The original design was well received, but a few years after opening the holes started slipping down a shale ledge toward the lake. The club was losing its course. They needed to act, and decided to get Marsh back and to build a completely new course atop an adjacent canyon rim. His second Sutton Bay creation opened in 2013, ten years after the first.
While the original course interacted more directly with the water, apart from the short 5th and 17th holes, the views now are more peripheral and less dramatic. The golf, though, has its compensating strengths. For a start, the outlooks are somehow more impactful now, because they are less frequent and less expected. The routing also flows better from green to tee. The old course really felt like 18 signature holes connected by cart paths.
In terms of design, the land for the second course was rather featureless so Marsh loaded his holes with all sorts of faux-dunes, buried elephants, lumps, humps and major undulations. Much of the shaping was done to obscure distant greens or to confuse the approaching golfer. Some of the shapes work better for golf than others. The bumps and hollows on opening hole, for example, are more effective visually and strategically than on the next couple of fairways. Same on the back nine, where you have split fairway holes like the 12th, that work very well, and others, like the 14th with redundant areas of fairway, that are less effective. The 14th does have an excellent green site, as does the 12th and the almost driveable 11th, one unnecessary central bunker away from being outstanding.
Despite genuine quality away from the edge of the canyon, without doubt the highlight holes are those with the unobscured outlooks. Both the 5th and 7th feature beautiful lake views, as does the par five 18th, particularly for those bailing to the high side and then staring straight at the water for their third shot.

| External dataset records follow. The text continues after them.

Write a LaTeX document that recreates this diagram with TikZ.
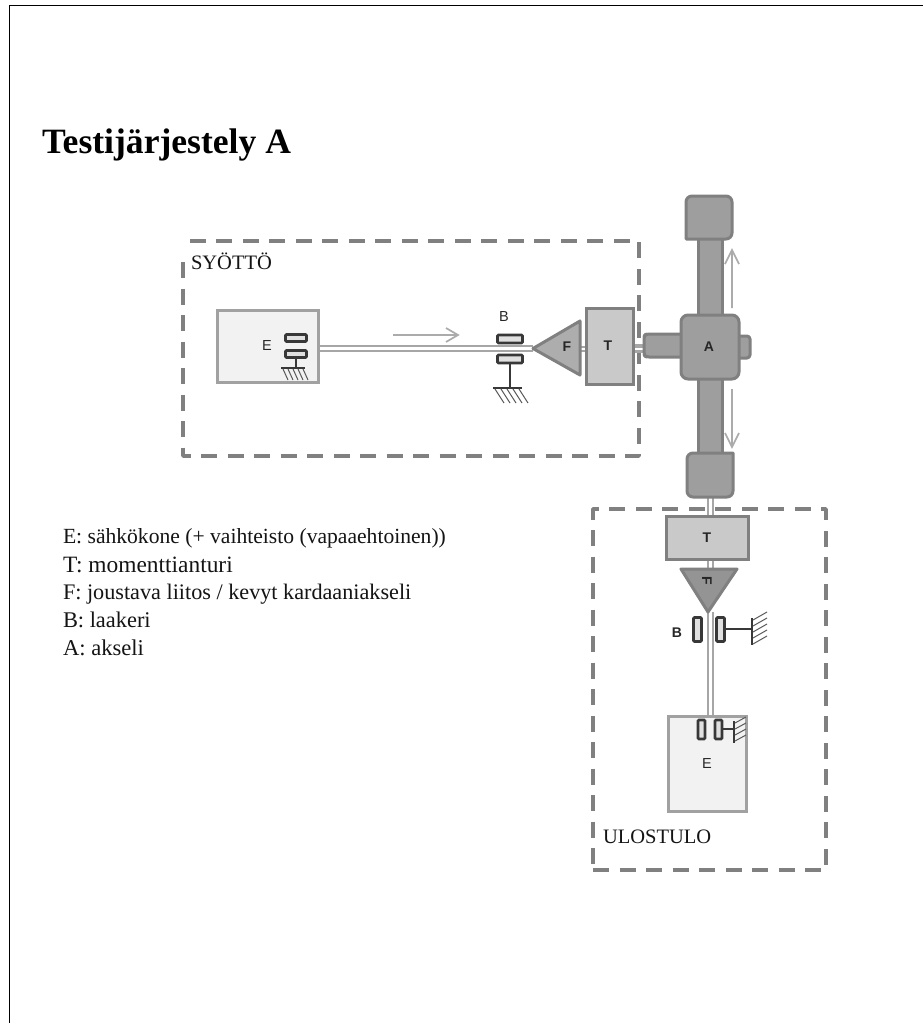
\documentclass[tikz,border=0pt]{standalone}
\usepackage{fontspec}
\setmainfont{Liberation Serif}
\setsansfont{Liberation Sans}
\begin{document}
\begin{tikzpicture}[x=1pt,y=-1pt,
  txt/.style={anchor=base west,inner sep=0pt,outer sep=0pt,font=\fontsize{#1}{24}\selectfont,text=black!92},
  frametxt/.style={txt=20.5},
  lab/.style={inner sep=0pt,outer sep=0pt,font=\sffamily\fontsize{14.5}{15}\selectfont,text=black!85},
  blab/.style={lab,font=\sffamily\bfseries\fontsize{14}{15}\selectfont},
  dashbox/.style={draw=black!50,line width=3.5pt,dash pattern=on 16pt off 10.5pt,line join=round},
  solidbox/.style={inner sep=0pt,outer sep=0pt,draw=black!50,line width=3pt},
  motor/.style={solidbox,fill=black!5,draw=black!37},
  sensor/.style={solidbox,fill=black!21,draw=black!50},
  body/.style={draw=black!50,fill=black!38,line width=3pt,line join=round},
  joint/.style={draw=black!50,fill=black!32,line width=3pt,line join=round},
  bearing/.style={inner sep=0pt,outer sep=0pt,draw=black!78,fill=black!12,line width=2.8pt,rounded corners=1pt},
  shaft/.style={draw=black!35,line width=7.5pt},
  shaftcore/.style={draw=white,line width=2.4pt},
  support/.style={draw=black!78,line width=2.6pt},
  hatch/.style={draw=black!65,line width=1pt},
  motion/.style={draw=black!33,line width=1.7pt}]
\useasboundingbox (0,0) rectangle (923,1023);
\fill[white] (0,0) rectangle (923,1023);
\draw[black,line width=1.4pt] (9.6,1023) -- (9.6,5.3) -- (923,5.3);

\node[anchor=base west,inner sep=0pt,font=\bfseries\fontsize{35.6}{40}\selectfont] (title) at (42,153) {Testijärjestely A};

% dashed frames
\draw[dashbox] (183,262) -- (183,456) -- (639,456) -- (639,241) -- (183,241);
\draw[dashbox] (593,870) -- (826,870) -- (826,509) -- (593,509) -- (593,870);
\node[frametxt] (syotto) at (191,269) {SYÖTTÖ};
\node[frametxt] (ulostulo) at (603,843) {ULOSTULO};

% legend
\node[txt=21.6] (l1) at (63,543) {E: sähkökone (+ vaihteisto (vapaaehtoinen))};
\node[txt=23.4] (l2) at (63,572) {T: momenttianturi};
\node[txt=22.2] (l3) at (63,599) {F: joustava liitos / kevyt kardaaniakseli};
\node[txt=22.4] (l4) at (63,627) {B: laakeri};
\node[txt=22.6] (l5) at (63,655) {A: akseli};

% named boxes (placed first so that shafts can refer to them)
\node[motor,minimum width=101pt,minimum height=72pt] (E1) at (267.5,346) {};
\node[sensor,minimum width=47pt,minimum height=76pt] (T1) at (609.5,346) {};
\node[motor,minimum width=78pt,minimum height=95pt] (E2) at (707,763.5) {};
\node[sensor,minimum width=82pt,minimum height=43pt] (T2) at (707,537.5) {};
\coordinate (F1tip) at (533,348.5);
\coordinate (F1top) at (580,321);
\coordinate (F1bot) at (580,375);
\coordinate (F1base) at (580,348.5);
\coordinate (F2tip) at (708,612);
\coordinate (F2l) at (681,569);
\coordinate (F2r) at (737,569);
\coordinate (F2base) at (710.5,569);
\coordinate (capbot) at (710.5,497);
\coordinate (stubW) at (644,348.5);

% shafts
\draw[shaft] (E1.east |- F1base) -- (F1tip);
\draw[shaftcore] (E1.east |- F1base) -- (F1tip);
\draw[shaft,line width=6pt] (F1base) -- (T1.west |- F1base);
\draw[shaftcore,line width=2pt] (F1base) -- (T1.west |- F1base);
\draw[shaft,line width=9pt] (T1.east |- stubW) -- (stubW);
\draw[shaftcore,line width=2pt] (T1.east |- stubW) -- (stubW);
\draw[shaft] (capbot) -- (T2.north -| capbot);
\draw[shaftcore] (capbot) -- (T2.north -| capbot);
\draw[shaft] (T2.south -| F2base) -- (F2base);
\draw[shaftcore] (T2.south -| F2base) -- (F2base);
\draw[shaft] (F2base |- F2tip) -- (E2.north -| F2base);
\draw[shaftcore] (F2base |- F2tip) -- (E2.north -| F2base);

% redraw boxes on top
\node[motor,minimum width=101pt,minimum height=72pt] at (267.5,346) {};
\node[sensor,minimum width=47pt,minimum height=76pt] at (609.5,346) {};
\node[motor,minimum width=78pt,minimum height=95pt] at (707,763.5) {};
\node[sensor,minimum width=82pt,minimum height=43pt] at (707,537.5) {};
\node[blab] (Tl1) at (608,346) {T};
\node[blab] (Tl2) at (707,538) {T};
\node[lab] (El1) at (267,346) {E};
\node[lab] (El2) at (707,764) {E};

% joints
\draw[joint] (F1tip) -- (F1top) -- (F1bot) -- cycle;
\node[blab] (Fl1) at (567,347) {F};
\draw[joint,fill=black!42] (F2l) -- (F2r) -- (F2tip) -- cycle;
\begin{scope}
\clip (695,572) rectangle (720,584);
\node[blab,rotate=-90] (Fl2) at (707,581) {F};
\end{scope}

% large axle
\draw[body] (698,238) rectangle (722,316);
\draw[body] (698,378) rectangle (722,454);
\draw[body] (686,239) [rounded corners=6pt] -- (686,196) -- (732,196) -- (732,239) [sharp corners] -- cycle;
\draw[body] (733,453) [rounded corners=6pt] -- (733,497) -- (687,497) -- (687,453) [sharp corners] -- cycle;
\draw[body,rounded corners=3pt] (684,334) -- (646,334) -- (644,336) -- (644,355) -- (646,357) -- (684,357);
\draw[body,rounded corners=3pt] (736,336) -- (750,336) -- (750,358) -- (736,358) -- cycle;
\node[body,inner sep=0pt,outer sep=0pt,minimum width=58pt,minimum height=64pt,rounded corners=7pt] (A) at (710,347) {};
\node[blab] (Al) at (709,347) {A};

% motion arrows
\coordinate (m1a) at (393,335); \coordinate (m1b) at (458,335);
\draw[motion] (m1a) -- (m1b) (446,328) -- (m1b) -- (446,342);
\coordinate (m2a) at (732,308); \coordinate (m2b) at (732,250);
\draw[motion] (m2a) -- (m2b) (725,264) -- (m2b) -- (739,264);
\coordinate (m3a) at (732,389); \coordinate (m3b) at (732,447);
\draw[motion] (m3a) -- (m3b) (725,433) -- (m3b) -- (739,433);

% bearings: input motor
\node[bearing,minimum width=21pt,minimum height=7pt] (b1) at (296,338) {};
\node[bearing,minimum width=21pt,minimum height=7pt] (b2) at (296,354) {};
\coordinate (g1) at (296,368);
\draw[support] (b2.south) -- (g1);
\draw[support] (281,368) -- (305,368);
\foreach \x in {283,288,293,298,303} \draw[hatch] (\x,369) -- (\x+5,380);

% bearings: input B
\node[bearing,minimum width=25pt,minimum height=8pt] (b3) at (510,339) {};
\node[bearing,minimum width=25pt,minimum height=8pt] (b4) at (510,359) {};
\coordinate (g2) at (510,388);
\draw[support] (b4.south) -- (g2);
\draw[support] (493,388) -- (522,388);
\foreach \x in {495,501,507,513,519} \draw[hatch] (\x,389) -- (\x+9,403);
\node[lab] (Bl1) at (504,317) {B};

% bearings: output B
\node[bearing,minimum width=8pt,minimum height=24pt] (b5) at (697.5,629.5) {};
\node[bearing,minimum width=8pt,minimum height=24pt] (b6) at (720.5,629.5) {};
\coordinate (g3) at (752,629);
\draw[support] (b6.east |- g3) -- (g3);
\draw[support] (752,618) -- (752,645);
\foreach \y in {620,626,632,638,644} \draw[hatch] (753,\y) -- (767,\y-8);
\node[blab] (Bl2) at (677,633) {B};

% bearings: output motor
\node[bearing,minimum width=7pt,minimum height=19pt] (b7) at (701.5,729.5) {};
\node[bearing,minimum width=7pt,minimum height=19pt] (b8) at (718.5,729.5) {};
\coordinate (g4) at (734,729);
\draw[support] (b8.east |- g4) -- (g4);
\draw[support] (734,721) -- (734,743);
\foreach \y in {723,729,735,741} \draw[hatch] (735,\y) -- (746,\y-6);
\end{tikzpicture}
\end{document}
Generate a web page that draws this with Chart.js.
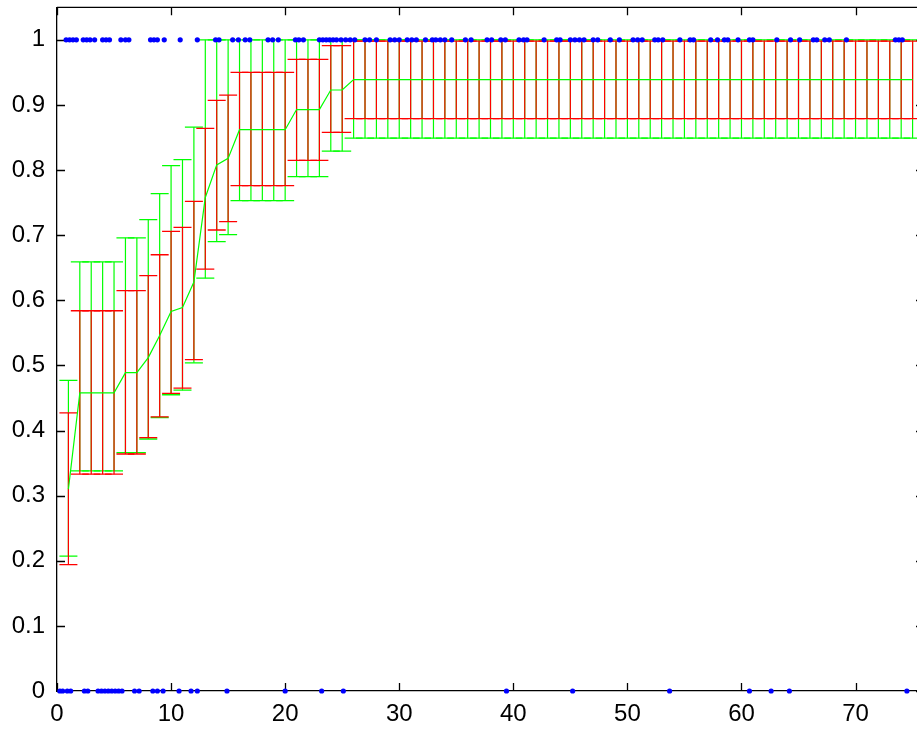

Although comparisons with remote cousins like Sand Hills and Ballyneal seem inevitable, Sutton Bay is an entirely different creature altogether. For a start the site is not sand-based and the dunes are now manufactured. Secondly, the club itself has an equally strong focus away from the golf. This part of South Dakota is famous for its pheasant hunting and great fishing, and the offerings for members here are unrivalled in the private club market. With the loss of its first course, and the sad death a few years later of founder and CEO Mark Amundson, Sutton Bay has endured its share of hardships. One hopes that with the new course on much more stable footing, and the amenity improving every single year, that blue skies are ahead for this fine club.